A new feedstock agreement with state-owned Saudi Aramco ensures operations at Luberef’s API Group I base oil unit in Jeddah, western Saudi Arabia, until 2030, the company said in a statement to the Saudi stock exchange. The agreement underscores Saudi Arabia’s role as a long-term supplier of Group I base oils, even as the global lubricants industry shifts toward Group II and III grades.
The new supply contract strengthens Group I base oil supply in the Middle East at a time when older plants in Europe and Asia are shutting down. European Group I capacity has fall by 55% over the past decade, outpacing the decline in demand.

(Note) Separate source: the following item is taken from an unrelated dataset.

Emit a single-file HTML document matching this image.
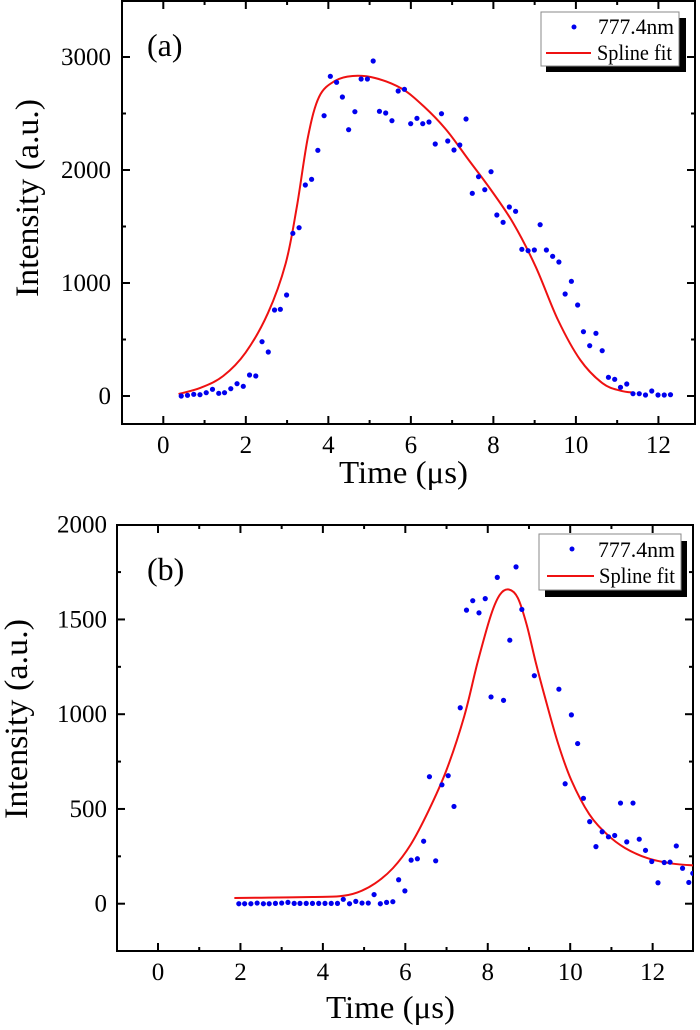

The future of the Jeddah facility had been uncertain. Luberef, Saudi Arabia’s listed base oil producer, said in its 2022 initial public offering prospectus that the plant could close in 2026, when the current feedstock contract is due to expire. Earlier this year, however, the company indicated that improving market conditions could allow the facility to stay open.
Under the new agreement, Luberef will receive 24,500 barrels per day of feedstock. The Jeddah plant will continue operating at its maximum production capacity of 275,000 metric tons per year.
Luberef is working on a second expansion project at its Group II and III plant in the Yanbu industrial complex on Saudi Arabia’s Red Sea coast. Once finished, the company’s total production capacity is expected to increase to 1.53 million metric tons per year.
“The Jeddah extension creates a structural advantage in a tightening Group I market,” said Gulya Toth, a downstream market intelligence consultant, in comments to Lube Report. “It’s a classic survivor’s premium – capacity is exiting faster than demand erodes.”
The new feedstock agreement includes optionality provisions, allowing Aramco and Luberef to disengage if demand continues to decline. However, if refining margins remain favorable, the Jeddah plant could deliver strong profitability, Toth explained.